──────── THE INPUT ────────

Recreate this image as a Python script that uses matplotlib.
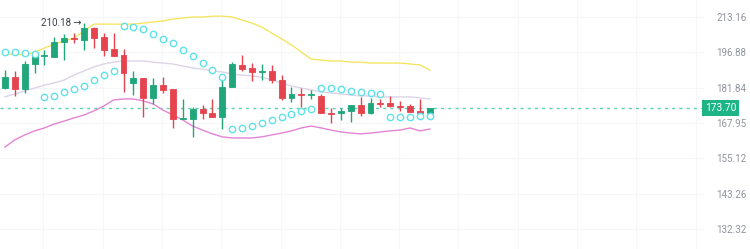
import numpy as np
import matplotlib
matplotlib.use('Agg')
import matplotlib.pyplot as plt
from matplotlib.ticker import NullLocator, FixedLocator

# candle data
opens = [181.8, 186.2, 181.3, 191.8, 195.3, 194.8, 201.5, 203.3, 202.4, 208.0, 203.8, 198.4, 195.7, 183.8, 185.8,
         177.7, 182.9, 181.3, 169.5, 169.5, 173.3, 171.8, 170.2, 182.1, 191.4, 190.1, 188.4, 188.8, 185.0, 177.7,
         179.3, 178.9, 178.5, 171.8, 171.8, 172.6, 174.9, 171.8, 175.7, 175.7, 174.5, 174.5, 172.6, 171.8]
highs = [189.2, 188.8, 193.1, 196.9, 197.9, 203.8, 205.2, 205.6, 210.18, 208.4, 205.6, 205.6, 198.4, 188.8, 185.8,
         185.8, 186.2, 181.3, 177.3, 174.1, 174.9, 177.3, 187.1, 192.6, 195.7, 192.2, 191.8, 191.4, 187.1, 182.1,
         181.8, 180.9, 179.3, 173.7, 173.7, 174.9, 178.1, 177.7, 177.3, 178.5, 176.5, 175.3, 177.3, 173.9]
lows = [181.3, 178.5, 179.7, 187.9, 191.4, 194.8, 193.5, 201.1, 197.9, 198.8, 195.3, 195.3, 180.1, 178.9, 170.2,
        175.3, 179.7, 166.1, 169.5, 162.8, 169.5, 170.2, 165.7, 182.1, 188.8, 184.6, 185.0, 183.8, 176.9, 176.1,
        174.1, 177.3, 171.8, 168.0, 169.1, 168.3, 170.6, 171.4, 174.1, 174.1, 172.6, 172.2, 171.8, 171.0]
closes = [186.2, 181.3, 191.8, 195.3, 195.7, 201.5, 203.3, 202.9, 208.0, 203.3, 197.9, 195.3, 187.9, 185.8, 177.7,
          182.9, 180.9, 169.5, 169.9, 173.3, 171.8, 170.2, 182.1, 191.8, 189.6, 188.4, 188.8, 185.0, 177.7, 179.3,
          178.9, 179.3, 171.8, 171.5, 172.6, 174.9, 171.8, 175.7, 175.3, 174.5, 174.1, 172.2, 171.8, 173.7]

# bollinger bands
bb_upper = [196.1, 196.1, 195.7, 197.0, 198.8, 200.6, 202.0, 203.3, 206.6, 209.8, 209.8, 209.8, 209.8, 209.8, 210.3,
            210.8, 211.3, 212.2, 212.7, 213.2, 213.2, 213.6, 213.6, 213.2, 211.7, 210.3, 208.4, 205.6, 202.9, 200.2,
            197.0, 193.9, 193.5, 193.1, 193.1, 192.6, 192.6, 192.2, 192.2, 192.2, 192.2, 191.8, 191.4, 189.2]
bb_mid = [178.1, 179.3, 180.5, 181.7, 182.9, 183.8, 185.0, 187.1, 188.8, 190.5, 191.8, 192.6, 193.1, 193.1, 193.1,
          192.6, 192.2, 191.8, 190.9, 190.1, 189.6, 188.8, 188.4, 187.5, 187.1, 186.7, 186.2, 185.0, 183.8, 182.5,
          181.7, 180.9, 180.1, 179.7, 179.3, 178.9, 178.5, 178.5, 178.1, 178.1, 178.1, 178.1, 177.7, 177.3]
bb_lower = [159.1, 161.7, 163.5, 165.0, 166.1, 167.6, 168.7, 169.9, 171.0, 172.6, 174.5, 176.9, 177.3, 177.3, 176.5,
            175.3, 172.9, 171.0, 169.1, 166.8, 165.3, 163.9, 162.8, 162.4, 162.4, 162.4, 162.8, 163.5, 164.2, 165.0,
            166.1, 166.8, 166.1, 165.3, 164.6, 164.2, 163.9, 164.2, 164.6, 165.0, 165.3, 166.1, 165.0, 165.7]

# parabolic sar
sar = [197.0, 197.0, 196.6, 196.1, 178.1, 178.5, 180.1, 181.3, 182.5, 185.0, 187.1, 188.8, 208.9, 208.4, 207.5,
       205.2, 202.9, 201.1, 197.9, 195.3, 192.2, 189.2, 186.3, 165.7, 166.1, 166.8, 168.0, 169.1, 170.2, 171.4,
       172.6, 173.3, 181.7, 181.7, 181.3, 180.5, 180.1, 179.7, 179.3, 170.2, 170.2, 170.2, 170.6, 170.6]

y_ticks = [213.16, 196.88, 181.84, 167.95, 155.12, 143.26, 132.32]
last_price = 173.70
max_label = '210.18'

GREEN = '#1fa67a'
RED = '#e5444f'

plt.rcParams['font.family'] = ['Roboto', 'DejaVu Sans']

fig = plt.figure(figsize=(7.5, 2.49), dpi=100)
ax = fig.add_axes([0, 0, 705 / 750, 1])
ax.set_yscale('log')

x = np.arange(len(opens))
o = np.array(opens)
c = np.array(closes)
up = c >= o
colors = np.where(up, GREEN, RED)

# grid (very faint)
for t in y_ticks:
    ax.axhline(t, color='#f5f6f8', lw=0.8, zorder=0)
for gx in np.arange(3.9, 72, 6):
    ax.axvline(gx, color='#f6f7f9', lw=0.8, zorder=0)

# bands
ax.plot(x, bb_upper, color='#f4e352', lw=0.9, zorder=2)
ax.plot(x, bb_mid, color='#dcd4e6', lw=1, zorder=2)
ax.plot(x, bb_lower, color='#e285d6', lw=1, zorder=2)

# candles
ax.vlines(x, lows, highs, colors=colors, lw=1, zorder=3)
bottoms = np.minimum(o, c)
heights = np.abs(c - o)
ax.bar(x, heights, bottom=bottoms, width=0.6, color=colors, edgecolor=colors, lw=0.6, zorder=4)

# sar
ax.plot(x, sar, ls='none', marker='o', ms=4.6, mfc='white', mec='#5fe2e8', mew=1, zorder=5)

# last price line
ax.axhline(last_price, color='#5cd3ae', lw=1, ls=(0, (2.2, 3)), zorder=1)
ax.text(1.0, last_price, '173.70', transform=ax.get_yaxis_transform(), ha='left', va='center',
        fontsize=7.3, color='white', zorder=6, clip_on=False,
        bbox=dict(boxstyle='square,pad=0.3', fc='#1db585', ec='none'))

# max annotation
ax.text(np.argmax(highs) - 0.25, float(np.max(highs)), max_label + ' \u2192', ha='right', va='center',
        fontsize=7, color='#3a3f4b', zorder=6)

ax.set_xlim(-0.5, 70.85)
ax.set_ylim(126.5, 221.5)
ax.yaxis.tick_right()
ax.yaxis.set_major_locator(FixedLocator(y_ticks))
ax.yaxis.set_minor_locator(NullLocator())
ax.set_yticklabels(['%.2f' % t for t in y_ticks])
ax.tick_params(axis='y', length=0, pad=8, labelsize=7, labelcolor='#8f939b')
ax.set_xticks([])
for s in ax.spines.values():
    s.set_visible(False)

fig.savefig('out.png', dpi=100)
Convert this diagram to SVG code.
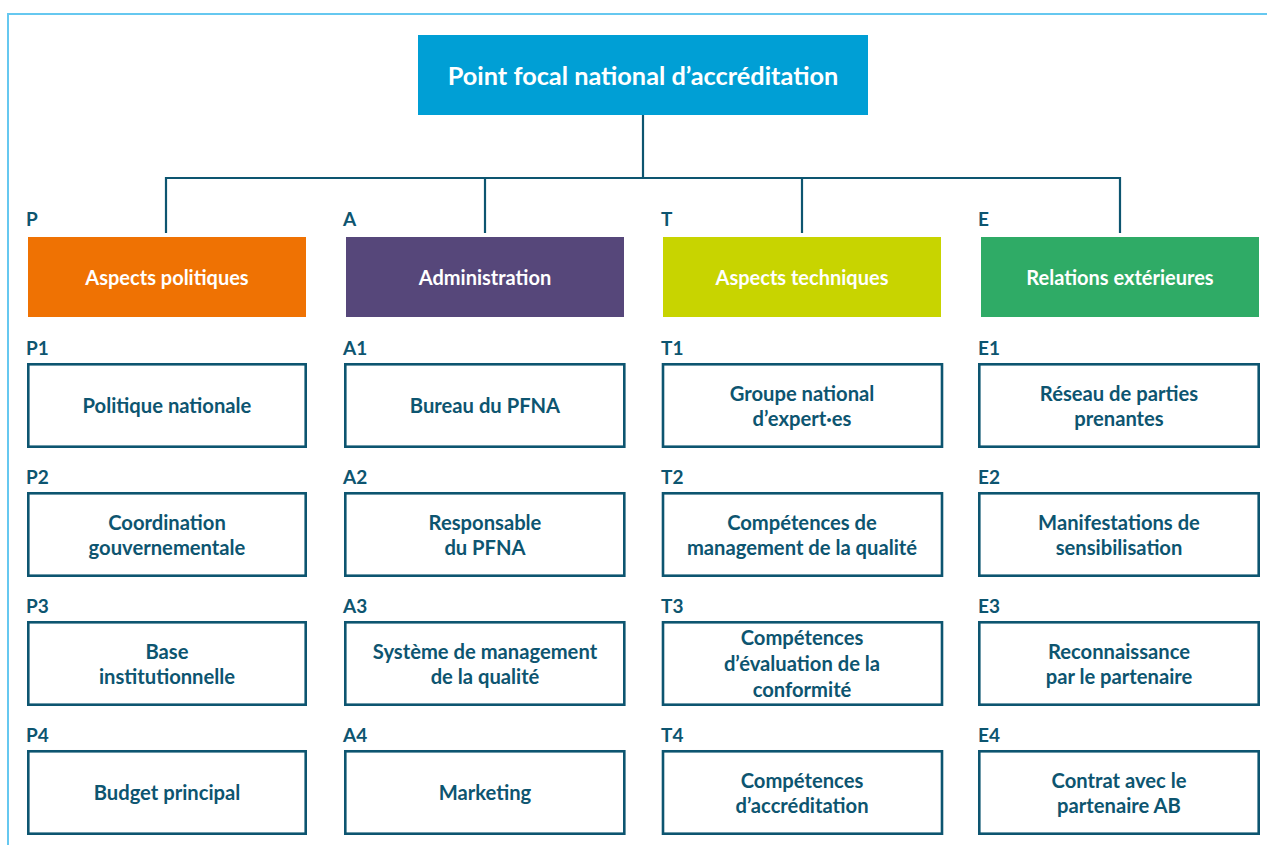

────────

§ **THE EXERCISE**: All of the records need repeating exactly, except for the pictures.

§ **CORRECT RESPONSE**:
Recreate this image as a Python script that uses matplotlib.
import numpy as np
import matplotlib
matplotlib.use('Agg')
import matplotlib.pyplot as plt
from matplotlib.ticker import NullLocator, FixedLocator

# candle data
opens = [181.8, 186.2, 181.3, 191.8, 195.3, 194.8, 201.5, 203.3, 202.4, 208.0, 203.8, 198.4, 195.7, 183.8, 185.8,
         177.7, 182.9, 181.3, 169.5, 169.5, 173.3, 171.8, 170.2, 182.1, 191.4, 190.1, 188.4, 188.8, 185.0, 177.7,
         179.3, 178.9, 178.5, 171.8, 171.8, 172.6, 174.9, 171.8, 175.7, 175.7, 174.5, 174.5, 172.6, 171.8]
highs = [189.2, 188.8, 193.1, 196.9, 197.9, 203.8, 205.2, 205.6, 210.18, 208.4, 205.6, 205.6, 198.4, 188.8, 185.8,
         185.8, 186.2, 181.3, 177.3, 174.1, 174.9, 177.3, 187.1, 192.6, 195.7, 192.2, 191.8, 191.4, 187.1, 182.1,
         181.8, 180.9, 179.3, 173.7, 173.7, 174.9, 178.1, 177.7, 177.3, 178.5, 176.5, 175.3, 177.3, 173.9]
lows = [181.3, 178.5, 179.7, 187.9, 191.4, 194.8, 193.5, 201.1, 197.9, 198.8, 195.3, 195.3, 180.1, 178.9, 170.2,
        175.3, 179.7, 166.1, 169.5, 162.8, 169.5, 170.2, 165.7, 182.1, 188.8, 184.6, 185.0, 183.8, 176.9, 176.1,
        174.1, 177.3, 171.8, 168.0, 169.1, 168.3, 170.6, 171.4, 174.1, 174.1, 172.6, 172.2, 171.8, 171.0]
closes = [186.2, 181.3, 191.8, 195.3, 195.7, 201.5, 203.3, 202.9, 208.0, 203.3, 197.9, 195.3, 187.9, 185.8, 177.7,
          182.9, 180.9, 169.5, 169.9, 173.3, 171.8, 170.2, 182.1, 191.8, 189.6, 188.4, 188.8, 185.0, 177.7, 179.3,
          178.9, 179.3, 171.8, 171.5, 172.6, 174.9, 171.8, 175.7, 175.3, 174.5, 174.1, 172.2, 171.8, 173.7]

# bollinger bands
bb_upper = [196.1, 196.1, 195.7, 197.0, 198.8, 200.6, 202.0, 203.3, 206.6, 209.8, 209.8, 209.8, 209.8, 209.8, 210.3,
            210.8, 211.3, 212.2, 212.7, 213.2, 213.2, 213.6, 213.6, 213.2, 211.7, 210.3, 208.4, 205.6, 202.9, 200.2,
            197.0, 193.9, 193.5, 193.1, 193.1, 192.6, 192.6, 192.2, 192.2, 192.2, 192.2, 191.8, 191.4, 189.2]
bb_mid = [178.1, 179.3, 180.5, 181.7, 182.9, 183.8, 185.0, 187.1, 188.8, 190.5, 191.8, 192.6, 193.1, 193.1, 193.1,
          192.6, 192.2, 191.8, 190.9, 190.1, 189.6, 188.8, 188.4, 187.5, 187.1, 186.7, 186.2, 185.0, 183.8, 182.5,
          181.7, 180.9, 180.1, 179.7, 179.3, 178.9, 178.5, 178.5, 178.1, 178.1, 178.1, 178.1, 177.7, 177.3]
bb_lower = [159.1, 161.7, 163.5, 165.0, 166.1, 167.6, 168.7, 169.9, 171.0, 172.6, 174.5, 176.9, 177.3, 177.3, 176.5,
            175.3, 172.9, 171.0, 169.1, 166.8, 165.3, 163.9, 162.8, 162.4, 162.4, 162.4, 162.8, 163.5, 164.2, 165.0,
            166.1, 166.8, 166.1, 165.3, 164.6, 164.2, 163.9, 164.2, 164.6, 165.0, 165.3, 166.1, 165.0, 165.7]

# parabolic sar
sar = [197.0, 197.0, 196.6, 196.1, 178.1, 178.5, 180.1, 181.3, 182.5, 185.0, 187.1, 188.8, 208.9, 208.4, 207.5,
       205.2, 202.9, 201.1, 197.9, 195.3, 192.2, 189.2, 186.3, 165.7, 166.1, 166.8, 168.0, 169.1, 170.2, 171.4,
       172.6, 173.3, 181.7, 181.7, 181.3, 180.5, 180.1, 179.7, 179.3, 170.2, 170.2, 170.2, 170.6, 170.6]

y_ticks = [213.16, 196.88, 181.84, 167.95, 155.12, 143.26, 132.32]
last_price = 173.70
max_label = '210.18'

GREEN = '#1fa67a'
RED = '#e5444f'

plt.rcParams['font.family'] = ['Roboto', 'DejaVu Sans']

fig = plt.figure(figsize=(7.5, 2.49), dpi=100)
ax = fig.add_axes([0, 0, 705 / 750, 1])
ax.set_yscale('log')

x = np.arange(len(opens))
o = np.array(opens)
c = np.array(closes)
up = c >= o
colors = np.where(up, GREEN, RED)

# grid (very faint)
for t in y_ticks:
    ax.axhline(t, color='#f5f6f8', lw=0.8, zorder=0)
for gx in np.arange(3.9, 72, 6):
    ax.axvline(gx, color='#f6f7f9', lw=0.8, zorder=0)

# bands
ax.plot(x, bb_upper, color='#f4e352', lw=0.9, zorder=2)
ax.plot(x, bb_mid, color='#dcd4e6', lw=1, zorder=2)
ax.plot(x, bb_lower, color='#e285d6', lw=1, zorder=2)

# candles
ax.vlines(x, lows, highs, colors=colors, lw=1, zorder=3)
bottoms = np.minimum(o, c)
heights = np.abs(c - o)
ax.bar(x, heights, bottom=bottoms, width=0.6, color=colors, edgecolor=colors, lw=0.6, zorder=4)

# sar
ax.plot(x, sar, ls='none', marker='o', ms=4.6, mfc='white', mec='#5fe2e8', mew=1, zorder=5)

# last price line
ax.axhline(last_price, color='#5cd3ae', lw=1, ls=(0, (2.2, 3)), zorder=1)
ax.text(1.0, last_price, '173.70', transform=ax.get_yaxis_transform(), ha='left', va='center',
        fontsize=7.3, color='white', zorder=6, clip_on=False,
        bbox=dict(boxstyle='square,pad=0.3', fc='#1db585', ec='none'))

# max annotation
ax.text(np.argmax(highs) - 0.25, float(np.max(highs)), max_label + ' \u2192', ha='right', va='center',
        fontsize=7, color='#3a3f4b', zorder=6)

ax.set_xlim(-0.5, 70.85)
ax.set_ylim(126.5, 221.5)
ax.yaxis.tick_right()
ax.yaxis.set_major_locator(FixedLocator(y_ticks))
ax.yaxis.set_minor_locator(NullLocator())
ax.set_yticklabels(['%.2f' % t for t in y_ticks])
ax.tick_params(axis='y', length=0, pad=8, labelsize=7, labelcolor='#8f939b')
ax.set_xticks([])
for s in ax.spines.values():
    s.set_visible(False)

fig.savefig('out.png', dpi=100)
Convert this diagram to SVG code.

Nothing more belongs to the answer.